As the 2020-21 domestic football season came to an end, there was almost a sense of a new beginning. After more than 14 months, fans were finally welcomed back into UK stadiums, albeit in a limited capacity. As UK restrictions begin to ease further, the possibility of a return to ‘normal’ feels less remote. With that, it’s tempting to imagine a utopia of packed stadiums with walls of noise from passionate fans.
The question is, will imagination match reality?
Consumer confidence is strong, with 97 per cent of respondents to a recent UK Sport survey suggesting they will attend live events again. The challenge for sports organisations is to transform this fan sentiment into revenue. As fans, the pandemic has fostered feelings of FOMO – the fear of missing out. However, as restrictions ease and consumer spend is directed towards experiences rather than products, sport will see stiff competition from many sectors of the leisure industry.
In fact, data from Morning Consult suggests that excitement levels for attending sporting events falls behind other activities such as attending a concert, visiting a museum and going to the cinema (Oracle). The pent-up demand driven by FOMO will present rights-holders with a fear of their own with a subtly different acronym – ‘FOMA – The Fear of Missing Attendance’.
Covid-19 has not only decimated sporting revenues, it has exposed the over reliance on traditional revenue streams. Global sports rights have declined by around 15 per cent since 2018 (Financial Times) and Simon Green, head of BT Sport, believes Covid-19 will only accelerate the decrease. As ticketing revenues return to balance sheets, maximising them will lay the foundations of the sport’s financial recovery and, if done correctly, could offset some of the broadcast shortfall.
Despite strong market signals, it is not simply a case of build it and they will come. Pre-pandemic, nearly a quarter of stadium capacity went unsold across the top seven European football leagues, amounting to £850m in unrealised revenue across the league season alone (Transfermarkt, 2020). That doesn’t even account for secondary spend – merchandise, food and drinks – an area where the UK falters behind other international markets. Average UK secondary spend is 2.5 times lower than in the US for instance, and lags behind European rival leagues (Oracle). As the turnstiles re-open, the entire sporting ecosystem cannot afford for that potential revenue to go unrealised.
Clearly, every unfilled seat in a venue is lost revenue, but this is about more than simply top-line attendance figures. It is about making subtle adjustments to the fan experience so that live sport is top fans’ minds when it comes to what they will spend their hard-earned money on.

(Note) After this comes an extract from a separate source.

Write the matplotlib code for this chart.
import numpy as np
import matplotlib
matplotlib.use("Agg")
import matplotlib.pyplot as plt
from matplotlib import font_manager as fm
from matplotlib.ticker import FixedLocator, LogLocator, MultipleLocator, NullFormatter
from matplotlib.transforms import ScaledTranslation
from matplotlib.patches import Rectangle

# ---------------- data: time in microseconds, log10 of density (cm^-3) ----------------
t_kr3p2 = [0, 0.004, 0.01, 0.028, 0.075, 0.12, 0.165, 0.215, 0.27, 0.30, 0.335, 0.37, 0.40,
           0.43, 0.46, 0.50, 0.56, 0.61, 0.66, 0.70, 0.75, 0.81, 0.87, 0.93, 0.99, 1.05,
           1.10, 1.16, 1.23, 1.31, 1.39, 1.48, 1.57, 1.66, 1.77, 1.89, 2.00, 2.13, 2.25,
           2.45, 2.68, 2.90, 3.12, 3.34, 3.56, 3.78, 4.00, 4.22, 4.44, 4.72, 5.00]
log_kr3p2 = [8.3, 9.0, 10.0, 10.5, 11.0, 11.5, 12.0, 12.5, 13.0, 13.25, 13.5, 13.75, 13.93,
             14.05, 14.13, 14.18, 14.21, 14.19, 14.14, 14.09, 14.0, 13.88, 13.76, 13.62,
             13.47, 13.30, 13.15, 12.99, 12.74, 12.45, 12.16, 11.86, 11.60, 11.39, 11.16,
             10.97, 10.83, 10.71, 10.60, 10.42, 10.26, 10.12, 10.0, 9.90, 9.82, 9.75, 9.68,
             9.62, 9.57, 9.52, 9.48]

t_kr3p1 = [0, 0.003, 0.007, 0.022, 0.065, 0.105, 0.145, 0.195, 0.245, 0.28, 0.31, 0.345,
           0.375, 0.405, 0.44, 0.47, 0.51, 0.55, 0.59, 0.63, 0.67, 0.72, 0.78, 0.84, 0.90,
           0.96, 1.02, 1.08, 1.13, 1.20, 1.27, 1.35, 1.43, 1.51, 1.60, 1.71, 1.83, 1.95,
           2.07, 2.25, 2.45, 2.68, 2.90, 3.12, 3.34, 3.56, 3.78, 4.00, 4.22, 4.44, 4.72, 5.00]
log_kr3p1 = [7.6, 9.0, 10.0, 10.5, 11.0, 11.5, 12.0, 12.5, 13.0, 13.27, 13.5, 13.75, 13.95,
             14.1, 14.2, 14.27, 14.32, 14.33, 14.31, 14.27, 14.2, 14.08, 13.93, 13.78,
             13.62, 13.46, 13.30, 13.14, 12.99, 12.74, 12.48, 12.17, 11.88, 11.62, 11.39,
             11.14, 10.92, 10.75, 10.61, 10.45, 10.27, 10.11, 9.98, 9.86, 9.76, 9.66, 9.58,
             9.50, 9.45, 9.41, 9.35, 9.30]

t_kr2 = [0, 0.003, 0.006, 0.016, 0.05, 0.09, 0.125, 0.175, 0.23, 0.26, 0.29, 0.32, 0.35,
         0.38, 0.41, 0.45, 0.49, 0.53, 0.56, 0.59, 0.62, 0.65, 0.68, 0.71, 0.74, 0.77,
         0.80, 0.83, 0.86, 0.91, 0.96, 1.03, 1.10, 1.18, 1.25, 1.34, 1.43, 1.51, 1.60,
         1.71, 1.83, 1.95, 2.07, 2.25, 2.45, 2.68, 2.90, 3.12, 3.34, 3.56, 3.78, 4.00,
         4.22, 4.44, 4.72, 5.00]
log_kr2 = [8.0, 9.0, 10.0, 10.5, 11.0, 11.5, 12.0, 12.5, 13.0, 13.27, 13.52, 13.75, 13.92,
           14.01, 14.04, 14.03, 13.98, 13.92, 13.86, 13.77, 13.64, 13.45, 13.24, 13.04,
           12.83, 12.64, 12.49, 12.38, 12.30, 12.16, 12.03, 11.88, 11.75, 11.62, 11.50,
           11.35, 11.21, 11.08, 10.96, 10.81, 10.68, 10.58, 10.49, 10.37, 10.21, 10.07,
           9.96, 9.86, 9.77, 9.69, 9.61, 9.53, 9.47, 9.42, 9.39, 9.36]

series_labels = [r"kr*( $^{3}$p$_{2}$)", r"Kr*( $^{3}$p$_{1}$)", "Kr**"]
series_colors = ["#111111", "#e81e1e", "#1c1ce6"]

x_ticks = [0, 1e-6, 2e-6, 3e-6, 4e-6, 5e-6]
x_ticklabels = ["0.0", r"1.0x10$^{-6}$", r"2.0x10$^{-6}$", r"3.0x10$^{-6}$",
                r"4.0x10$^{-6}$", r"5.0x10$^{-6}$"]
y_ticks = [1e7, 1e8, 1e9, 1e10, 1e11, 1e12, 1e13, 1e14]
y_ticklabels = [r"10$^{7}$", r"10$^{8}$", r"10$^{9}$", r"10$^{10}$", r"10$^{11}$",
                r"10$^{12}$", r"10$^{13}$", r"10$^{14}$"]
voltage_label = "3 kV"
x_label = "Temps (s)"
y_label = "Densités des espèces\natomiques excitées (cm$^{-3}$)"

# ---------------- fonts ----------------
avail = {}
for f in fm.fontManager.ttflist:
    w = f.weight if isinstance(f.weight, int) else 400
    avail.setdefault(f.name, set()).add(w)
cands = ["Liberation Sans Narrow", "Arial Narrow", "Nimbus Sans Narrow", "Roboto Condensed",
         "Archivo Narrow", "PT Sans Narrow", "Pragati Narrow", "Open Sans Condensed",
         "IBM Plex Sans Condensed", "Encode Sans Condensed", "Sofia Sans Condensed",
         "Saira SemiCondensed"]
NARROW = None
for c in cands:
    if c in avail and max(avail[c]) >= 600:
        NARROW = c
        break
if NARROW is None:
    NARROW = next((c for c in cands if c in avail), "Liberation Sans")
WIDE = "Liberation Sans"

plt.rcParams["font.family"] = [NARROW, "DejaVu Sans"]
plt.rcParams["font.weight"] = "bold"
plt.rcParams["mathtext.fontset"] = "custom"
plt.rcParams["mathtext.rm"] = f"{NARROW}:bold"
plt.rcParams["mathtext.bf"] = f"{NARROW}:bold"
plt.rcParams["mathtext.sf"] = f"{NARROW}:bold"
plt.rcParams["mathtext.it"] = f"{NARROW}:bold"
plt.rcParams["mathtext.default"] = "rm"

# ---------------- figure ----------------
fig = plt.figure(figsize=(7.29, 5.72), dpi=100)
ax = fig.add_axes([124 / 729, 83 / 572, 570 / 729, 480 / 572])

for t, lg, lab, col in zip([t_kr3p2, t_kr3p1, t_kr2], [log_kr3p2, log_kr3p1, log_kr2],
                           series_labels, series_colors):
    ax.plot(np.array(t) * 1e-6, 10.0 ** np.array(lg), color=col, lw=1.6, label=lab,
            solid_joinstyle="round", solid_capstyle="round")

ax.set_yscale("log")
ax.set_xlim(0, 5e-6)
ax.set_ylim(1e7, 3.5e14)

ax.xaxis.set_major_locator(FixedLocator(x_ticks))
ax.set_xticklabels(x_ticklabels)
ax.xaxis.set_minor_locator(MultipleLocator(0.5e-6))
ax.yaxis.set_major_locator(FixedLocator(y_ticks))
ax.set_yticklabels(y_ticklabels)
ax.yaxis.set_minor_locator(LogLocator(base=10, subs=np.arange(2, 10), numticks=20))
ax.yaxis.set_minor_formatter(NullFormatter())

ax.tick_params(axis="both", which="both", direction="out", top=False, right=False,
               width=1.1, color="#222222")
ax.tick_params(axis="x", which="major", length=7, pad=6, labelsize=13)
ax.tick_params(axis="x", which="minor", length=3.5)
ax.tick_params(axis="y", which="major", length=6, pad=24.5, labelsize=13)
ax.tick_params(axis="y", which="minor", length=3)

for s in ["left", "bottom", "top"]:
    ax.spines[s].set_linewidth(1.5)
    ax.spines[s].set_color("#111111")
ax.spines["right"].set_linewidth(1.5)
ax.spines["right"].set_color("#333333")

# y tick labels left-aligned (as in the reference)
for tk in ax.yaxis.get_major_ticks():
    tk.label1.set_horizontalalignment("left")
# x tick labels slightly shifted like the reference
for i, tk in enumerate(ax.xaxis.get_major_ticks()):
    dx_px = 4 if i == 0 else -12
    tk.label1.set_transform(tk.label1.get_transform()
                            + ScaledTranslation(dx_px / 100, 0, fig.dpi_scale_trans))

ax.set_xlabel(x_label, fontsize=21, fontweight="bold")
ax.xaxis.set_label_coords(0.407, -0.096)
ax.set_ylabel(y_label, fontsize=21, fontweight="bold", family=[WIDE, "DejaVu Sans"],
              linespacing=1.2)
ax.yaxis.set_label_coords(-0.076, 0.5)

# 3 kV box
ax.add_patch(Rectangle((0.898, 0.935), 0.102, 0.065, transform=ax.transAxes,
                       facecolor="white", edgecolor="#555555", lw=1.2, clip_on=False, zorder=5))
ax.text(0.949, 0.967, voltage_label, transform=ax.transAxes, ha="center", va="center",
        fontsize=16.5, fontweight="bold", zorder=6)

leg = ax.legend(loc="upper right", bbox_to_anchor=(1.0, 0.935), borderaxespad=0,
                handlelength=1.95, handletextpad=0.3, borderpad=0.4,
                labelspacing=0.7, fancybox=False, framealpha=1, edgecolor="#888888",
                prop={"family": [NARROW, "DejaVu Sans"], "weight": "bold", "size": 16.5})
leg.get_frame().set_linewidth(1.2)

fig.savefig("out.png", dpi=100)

With unprecedented levels of customer demand and confidence, and live events returning, we’ve evolved and simplified our approach to ticketing and matchday marketing so that clubs and rights-holders avoid FOMA and maximise revenues across tickets, in-stadia spend, and retail.
Five steps to avoid FOMA
1.Understand your audience – they are your most valuable asset
The amount of data available to sports organisations to enhance the value of their audience has never been richer. Tapping into these accessible data points builds reliable audience segments that can personalise the customer experience and increase the likelihood of conversion.
2. Audience engagement = revenue
Our benchmarking suggests that engaged audiences (someone who engages with your brand and content) are twice as likely to purchase a product or service – and spend twice as much money than an unengaged audience.
Thus, to increase revenues, organisations must first focus on audience development. Furthermore, by considering audience interests outside of sport, organisations can open up a plethora of opportunities for audience expansion.
3. Get creative with marketing biology
When creating content and messaging, we utilise the ‘marketing biology’ approach. Marketing biology is a data-driven approach to creativity that allows organisations to communicate both with emotive and rationale-based creative messaging. Tap into the emotion and drama that is only experienced by live sporting events, whilst also ensuring your messages speak to the barriers and concerns fans may have related to Covid and mass-gatherings.
4. The diamonds are in the data
The more activity organisations run, the more they learn. By monitoring behaviour across each stage of the customer journey, you can profile consumers and discover trends which can be used to attract new customers. Moreover, any non-converted consumers enter into what is known as the remarketing process – allowing for personalised remarketing strategies that ensure no potential customers fall through the cracks.
5. Be empathetic and patient – this is a new world
The return of fans back into stadiums is something that we are all patiently waiting for – for some, desperately waiting for. We’ve had a lot of time to plan to avoid FOMA and with pent-up demand and consumer expectations certainly rising as Covid restrictions are easing, there is a job to do across the industry to ensure that expectations are managed. So, whether for demand generation or customer retention, marketing must cater to all with empathy and patience.
A chance to evolve
The recent return of fans to football stadiums in the UK was a reminder that packed stadiums, passionate fans and shared live experiences are what makes sport magical.
However, maximising live attendance is more than just the special moments – it is a business imperative.
The return of crowds cannot be a return to the previous approach to live events. It is an opportunity to evolve your marketing approach to adapt to the new behaviours of your customers. For those that do, the impact will not only be felt in the stands, but also on the balance sheet.
Luca Massaro is CEO of performance marketing agency WePlay.